Let the combatants open their mouths: When Roger Goodell or DeMaurice Smith (or any of the lawyers, as mentioned above) start popping off to the media, phrases get highlighted. Like when Smith congratulated the NFL for being the first sports league to sue to stop games from being played (not entirely true) or when the NFL kept sending letters to players to get the union back together and to negotiate even after the NFLPA had disbanded (not entirely helpful). Those words and actions simply don’t help the cause. As a member of the media, I hate it when there’s some kind of blackout where a group of people are not speaking with the press.
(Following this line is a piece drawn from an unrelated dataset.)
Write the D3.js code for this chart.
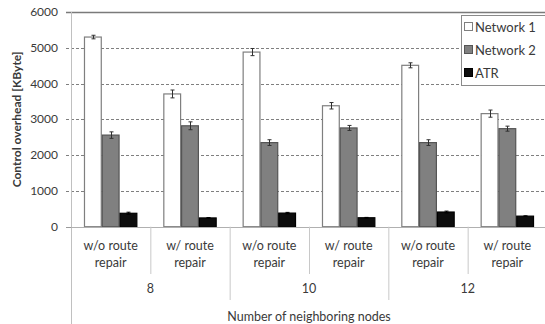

But in this case, I think we’ll all take it if it means a deal is struck between the two sides and no football is missed and non-football personnel can get back to work with salaries fully implemented.
Let the court system make the decision: Maybe Goodell was right after all. He’s been saying all along that a new CBA would be generated at the negotiating table and not in the courtroom. And maybe the NFLPA chose not to believe him, because, historically, the courts have sided with the players. But when the Eighth Circuit Court of Appeals granted the NFL a permanent stay in order to keep the lockout in place, it was a major blow for the players. And when Appeals Court judge Kermit Bye told both sides they’d be better off solving the labor situation themselves, maybe both sides saw his point. Yes, the players might have been more desperate after the court ruling (especially when you saw how much the Appeals Court questioned the District Court’s decision), but the owners also seem ready for this storm to slip out to sea.